» What is needed: Pictures aside, write out every record exactly as it appears.

***

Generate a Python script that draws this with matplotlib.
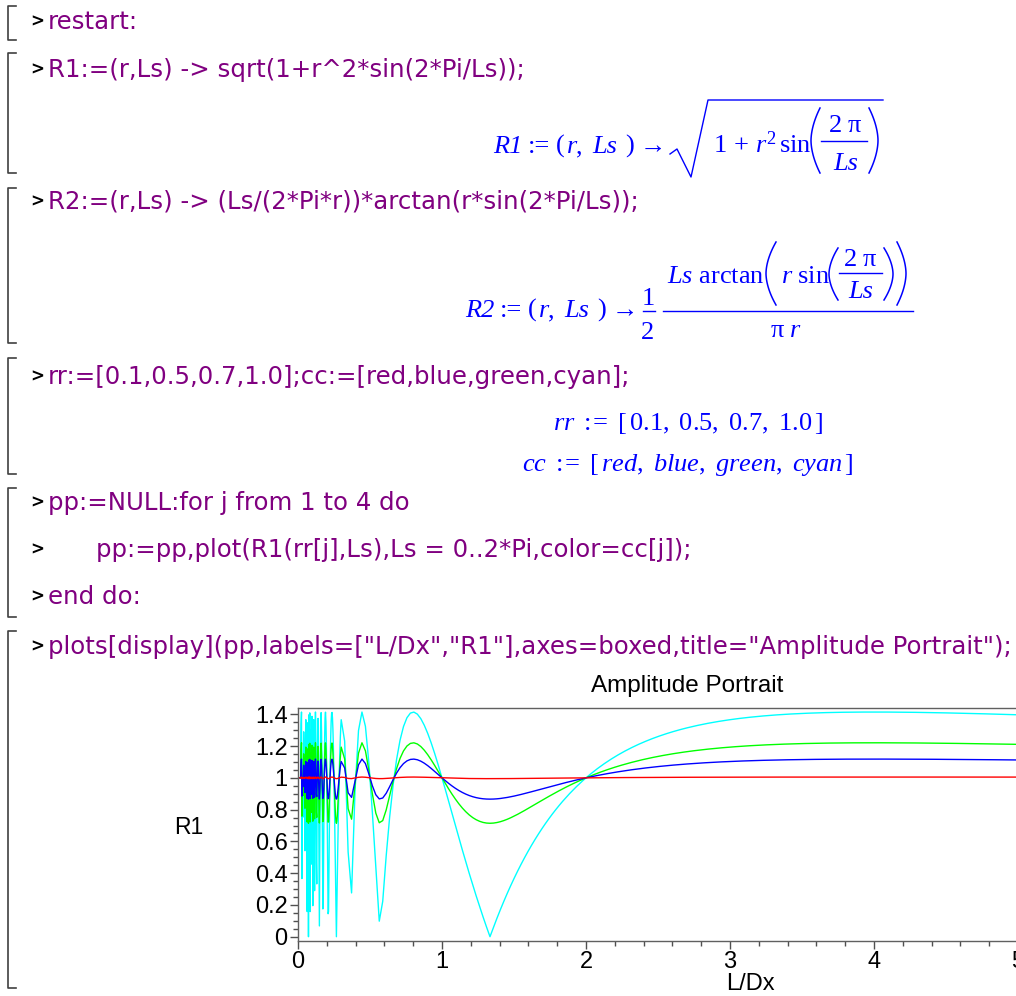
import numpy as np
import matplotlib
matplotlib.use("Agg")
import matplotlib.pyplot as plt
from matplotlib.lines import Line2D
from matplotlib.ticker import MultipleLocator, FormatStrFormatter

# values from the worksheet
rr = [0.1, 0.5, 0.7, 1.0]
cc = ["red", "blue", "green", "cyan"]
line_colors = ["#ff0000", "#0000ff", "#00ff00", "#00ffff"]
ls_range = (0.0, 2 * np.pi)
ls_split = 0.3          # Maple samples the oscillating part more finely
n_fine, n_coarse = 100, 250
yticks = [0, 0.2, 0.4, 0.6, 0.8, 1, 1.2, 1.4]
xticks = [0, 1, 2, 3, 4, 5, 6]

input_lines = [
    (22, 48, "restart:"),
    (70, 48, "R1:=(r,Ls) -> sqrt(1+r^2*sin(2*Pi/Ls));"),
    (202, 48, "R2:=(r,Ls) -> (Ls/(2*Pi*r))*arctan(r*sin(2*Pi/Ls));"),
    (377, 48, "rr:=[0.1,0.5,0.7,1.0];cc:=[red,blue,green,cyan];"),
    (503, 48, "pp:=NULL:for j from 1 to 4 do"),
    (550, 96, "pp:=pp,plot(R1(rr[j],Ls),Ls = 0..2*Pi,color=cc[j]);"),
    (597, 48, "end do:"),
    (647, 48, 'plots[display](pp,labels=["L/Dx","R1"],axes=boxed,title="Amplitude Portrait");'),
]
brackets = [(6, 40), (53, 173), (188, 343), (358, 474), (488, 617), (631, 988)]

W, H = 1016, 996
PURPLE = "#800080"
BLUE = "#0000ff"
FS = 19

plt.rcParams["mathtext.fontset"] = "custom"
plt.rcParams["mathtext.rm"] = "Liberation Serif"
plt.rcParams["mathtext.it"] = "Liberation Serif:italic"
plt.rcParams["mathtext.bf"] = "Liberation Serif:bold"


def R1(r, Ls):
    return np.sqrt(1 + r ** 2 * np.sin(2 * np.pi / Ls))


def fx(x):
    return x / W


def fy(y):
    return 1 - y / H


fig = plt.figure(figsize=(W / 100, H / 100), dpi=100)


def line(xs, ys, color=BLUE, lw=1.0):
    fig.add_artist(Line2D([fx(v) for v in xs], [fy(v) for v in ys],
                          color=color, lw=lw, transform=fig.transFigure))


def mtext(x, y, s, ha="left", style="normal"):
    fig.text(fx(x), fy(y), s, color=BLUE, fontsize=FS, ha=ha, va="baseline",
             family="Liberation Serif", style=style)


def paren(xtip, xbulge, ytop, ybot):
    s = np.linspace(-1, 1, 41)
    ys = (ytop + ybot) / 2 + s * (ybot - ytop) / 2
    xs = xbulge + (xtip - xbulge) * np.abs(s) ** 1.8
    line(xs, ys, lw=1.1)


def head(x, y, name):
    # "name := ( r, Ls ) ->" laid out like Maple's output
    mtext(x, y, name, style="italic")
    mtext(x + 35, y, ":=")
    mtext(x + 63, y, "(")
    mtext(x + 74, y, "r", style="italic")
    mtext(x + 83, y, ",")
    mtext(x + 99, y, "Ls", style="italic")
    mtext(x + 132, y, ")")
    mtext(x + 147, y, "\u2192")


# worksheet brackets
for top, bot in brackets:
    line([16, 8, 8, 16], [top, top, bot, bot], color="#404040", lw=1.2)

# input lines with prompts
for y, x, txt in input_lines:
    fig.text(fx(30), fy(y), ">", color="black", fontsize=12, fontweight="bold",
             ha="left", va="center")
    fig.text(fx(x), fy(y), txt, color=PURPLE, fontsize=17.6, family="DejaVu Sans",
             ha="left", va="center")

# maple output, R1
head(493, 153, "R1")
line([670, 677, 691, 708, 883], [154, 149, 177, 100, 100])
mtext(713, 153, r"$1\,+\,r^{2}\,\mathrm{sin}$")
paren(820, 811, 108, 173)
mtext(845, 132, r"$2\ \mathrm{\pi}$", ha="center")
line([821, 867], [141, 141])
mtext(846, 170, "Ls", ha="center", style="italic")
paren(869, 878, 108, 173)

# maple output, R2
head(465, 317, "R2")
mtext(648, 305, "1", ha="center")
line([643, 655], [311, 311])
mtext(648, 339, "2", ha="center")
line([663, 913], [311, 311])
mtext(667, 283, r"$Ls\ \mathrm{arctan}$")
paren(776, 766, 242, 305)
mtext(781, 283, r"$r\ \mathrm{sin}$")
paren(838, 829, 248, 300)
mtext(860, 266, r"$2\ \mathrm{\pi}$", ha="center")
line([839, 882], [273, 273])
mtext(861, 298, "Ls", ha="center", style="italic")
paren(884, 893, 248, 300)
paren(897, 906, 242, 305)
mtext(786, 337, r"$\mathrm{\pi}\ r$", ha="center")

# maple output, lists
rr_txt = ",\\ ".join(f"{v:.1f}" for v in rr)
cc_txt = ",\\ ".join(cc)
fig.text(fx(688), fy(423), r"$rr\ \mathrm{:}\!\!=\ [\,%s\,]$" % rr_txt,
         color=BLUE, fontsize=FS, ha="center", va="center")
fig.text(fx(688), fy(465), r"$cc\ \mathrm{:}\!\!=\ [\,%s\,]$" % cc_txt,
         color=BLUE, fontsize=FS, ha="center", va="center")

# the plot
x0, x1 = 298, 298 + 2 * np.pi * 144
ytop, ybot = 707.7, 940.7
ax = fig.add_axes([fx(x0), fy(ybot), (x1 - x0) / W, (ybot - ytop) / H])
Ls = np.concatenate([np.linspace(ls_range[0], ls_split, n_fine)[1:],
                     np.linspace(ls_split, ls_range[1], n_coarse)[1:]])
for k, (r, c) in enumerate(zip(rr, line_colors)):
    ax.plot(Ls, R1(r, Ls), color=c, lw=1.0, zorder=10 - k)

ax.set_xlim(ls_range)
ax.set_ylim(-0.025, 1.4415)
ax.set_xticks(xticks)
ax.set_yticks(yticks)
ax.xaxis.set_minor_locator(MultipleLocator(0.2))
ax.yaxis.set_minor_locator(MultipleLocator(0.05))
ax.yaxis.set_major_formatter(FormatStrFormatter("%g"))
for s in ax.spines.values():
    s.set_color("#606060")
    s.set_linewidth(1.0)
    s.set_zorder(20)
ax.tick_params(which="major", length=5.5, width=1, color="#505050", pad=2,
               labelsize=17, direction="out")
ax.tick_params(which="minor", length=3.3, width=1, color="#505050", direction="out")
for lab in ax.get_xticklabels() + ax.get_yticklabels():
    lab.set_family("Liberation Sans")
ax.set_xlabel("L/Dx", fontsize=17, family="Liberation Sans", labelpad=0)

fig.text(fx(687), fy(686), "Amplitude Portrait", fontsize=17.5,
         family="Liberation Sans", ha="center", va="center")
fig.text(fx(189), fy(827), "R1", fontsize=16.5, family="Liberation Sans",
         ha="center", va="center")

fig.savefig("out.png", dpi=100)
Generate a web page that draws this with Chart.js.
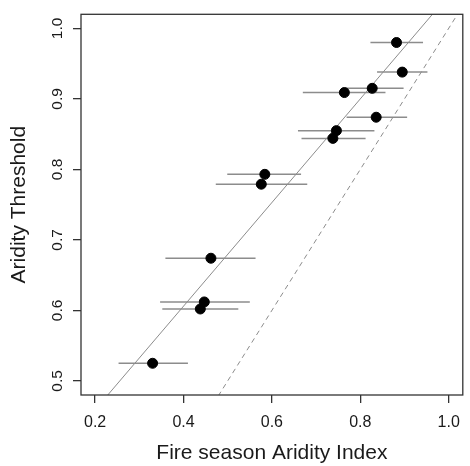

***

» Solution to the problem:
Generate a Python script that draws this with matplotlib.
import numpy as np
import matplotlib
matplotlib.use("Agg")
import matplotlib.pyplot as plt
from matplotlib.lines import Line2D
from matplotlib.ticker import MultipleLocator, FormatStrFormatter

# values from the worksheet
rr = [0.1, 0.5, 0.7, 1.0]
cc = ["red", "blue", "green", "cyan"]
line_colors = ["#ff0000", "#0000ff", "#00ff00", "#00ffff"]
ls_range = (0.0, 2 * np.pi)
ls_split = 0.3          # Maple samples the oscillating part more finely
n_fine, n_coarse = 100, 250
yticks = [0, 0.2, 0.4, 0.6, 0.8, 1, 1.2, 1.4]
xticks = [0, 1, 2, 3, 4, 5, 6]

input_lines = [
    (22, 48, "restart:"),
    (70, 48, "R1:=(r,Ls) -> sqrt(1+r^2*sin(2*Pi/Ls));"),
    (202, 48, "R2:=(r,Ls) -> (Ls/(2*Pi*r))*arctan(r*sin(2*Pi/Ls));"),
    (377, 48, "rr:=[0.1,0.5,0.7,1.0];cc:=[red,blue,green,cyan];"),
    (503, 48, "pp:=NULL:for j from 1 to 4 do"),
    (550, 96, "pp:=pp,plot(R1(rr[j],Ls),Ls = 0..2*Pi,color=cc[j]);"),
    (597, 48, "end do:"),
    (647, 48, 'plots[display](pp,labels=["L/Dx","R1"],axes=boxed,title="Amplitude Portrait");'),
]
brackets = [(6, 40), (53, 173), (188, 343), (358, 474), (488, 617), (631, 988)]

W, H = 1016, 996
PURPLE = "#800080"
BLUE = "#0000ff"
FS = 19

plt.rcParams["mathtext.fontset"] = "custom"
plt.rcParams["mathtext.rm"] = "Liberation Serif"
plt.rcParams["mathtext.it"] = "Liberation Serif:italic"
plt.rcParams["mathtext.bf"] = "Liberation Serif:bold"


def R1(r, Ls):
    return np.sqrt(1 + r ** 2 * np.sin(2 * np.pi / Ls))


def fx(x):
    return x / W


def fy(y):
    return 1 - y / H


fig = plt.figure(figsize=(W / 100, H / 100), dpi=100)


def line(xs, ys, color=BLUE, lw=1.0):
    fig.add_artist(Line2D([fx(v) for v in xs], [fy(v) for v in ys],
                          color=color, lw=lw, transform=fig.transFigure))


def mtext(x, y, s, ha="left", style="normal"):
    fig.text(fx(x), fy(y), s, color=BLUE, fontsize=FS, ha=ha, va="baseline",
             family="Liberation Serif", style=style)


def paren(xtip, xbulge, ytop, ybot):
    s = np.linspace(-1, 1, 41)
    ys = (ytop + ybot) / 2 + s * (ybot - ytop) / 2
    xs = xbulge + (xtip - xbulge) * np.abs(s) ** 1.8
    line(xs, ys, lw=1.1)


def head(x, y, name):
    # "name := ( r, Ls ) ->" laid out like Maple's output
    mtext(x, y, name, style="italic")
    mtext(x + 35, y, ":=")
    mtext(x + 63, y, "(")
    mtext(x + 74, y, "r", style="italic")
    mtext(x + 83, y, ",")
    mtext(x + 99, y, "Ls", style="italic")
    mtext(x + 132, y, ")")
    mtext(x + 147, y, "\u2192")


# worksheet brackets
for top, bot in brackets:
    line([16, 8, 8, 16], [top, top, bot, bot], color="#404040", lw=1.2)

# input lines with prompts
for y, x, txt in input_lines:
    fig.text(fx(30), fy(y), ">", color="black", fontsize=12, fontweight="bold",
             ha="left", va="center")
    fig.text(fx(x), fy(y), txt, color=PURPLE, fontsize=17.6, family="DejaVu Sans",
             ha="left", va="center")

# maple output, R1
head(493, 153, "R1")
line([670, 677, 691, 708, 883], [154, 149, 177, 100, 100])
mtext(713, 153, r"$1\,+\,r^{2}\,\mathrm{sin}$")
paren(820, 811, 108, 173)
mtext(845, 132, r"$2\ \mathrm{\pi}$", ha="center")
line([821, 867], [141, 141])
mtext(846, 170, "Ls", ha="center", style="italic")
paren(869, 878, 108, 173)

# maple output, R2
head(465, 317, "R2")
mtext(648, 305, "1", ha="center")
line([643, 655], [311, 311])
mtext(648, 339, "2", ha="center")
line([663, 913], [311, 311])
mtext(667, 283, r"$Ls\ \mathrm{arctan}$")
paren(776, 766, 242, 305)
mtext(781, 283, r"$r\ \mathrm{sin}$")
paren(838, 829, 248, 300)
mtext(860, 266, r"$2\ \mathrm{\pi}$", ha="center")
line([839, 882], [273, 273])
mtext(861, 298, "Ls", ha="center", style="italic")
paren(884, 893, 248, 300)
paren(897, 906, 242, 305)
mtext(786, 337, r"$\mathrm{\pi}\ r$", ha="center")

# maple output, lists
rr_txt = ",\\ ".join(f"{v:.1f}" for v in rr)
cc_txt = ",\\ ".join(cc)
fig.text(fx(688), fy(423), r"$rr\ \mathrm{:}\!\!=\ [\,%s\,]$" % rr_txt,
         color=BLUE, fontsize=FS, ha="center", va="center")
fig.text(fx(688), fy(465), r"$cc\ \mathrm{:}\!\!=\ [\,%s\,]$" % cc_txt,
         color=BLUE, fontsize=FS, ha="center", va="center")

# the plot
x0, x1 = 298, 298 + 2 * np.pi * 144
ytop, ybot = 707.7, 940.7
ax = fig.add_axes([fx(x0), fy(ybot), (x1 - x0) / W, (ybot - ytop) / H])
Ls = np.concatenate([np.linspace(ls_range[0], ls_split, n_fine)[1:],
                     np.linspace(ls_split, ls_range[1], n_coarse)[1:]])
for k, (r, c) in enumerate(zip(rr, line_colors)):
    ax.plot(Ls, R1(r, Ls), color=c, lw=1.0, zorder=10 - k)

ax.set_xlim(ls_range)
ax.set_ylim(-0.025, 1.4415)
ax.set_xticks(xticks)
ax.set_yticks(yticks)
ax.xaxis.set_minor_locator(MultipleLocator(0.2))
ax.yaxis.set_minor_locator(MultipleLocator(0.05))
ax.yaxis.set_major_formatter(FormatStrFormatter("%g"))
for s in ax.spines.values():
    s.set_color("#606060")
    s.set_linewidth(1.0)
    s.set_zorder(20)
ax.tick_params(which="major", length=5.5, width=1, color="#505050", pad=2,
               labelsize=17, direction="out")
ax.tick_params(which="minor", length=3.3, width=1, color="#505050", direction="out")
for lab in ax.get_xticklabels() + ax.get_yticklabels():
    lab.set_family("Liberation Sans")
ax.set_xlabel("L/Dx", fontsize=17, family="Liberation Sans", labelpad=0)

fig.text(fx(687), fy(686), "Amplitude Portrait", fontsize=17.5,
         family="Liberation Sans", ha="center", va="center")
fig.text(fx(189), fy(827), "R1", fontsize=16.5, family="Liberation Sans",
         ha="center", va="center")

fig.savefig("out.png", dpi=100)
Generate a web page that draws this with Chart.js.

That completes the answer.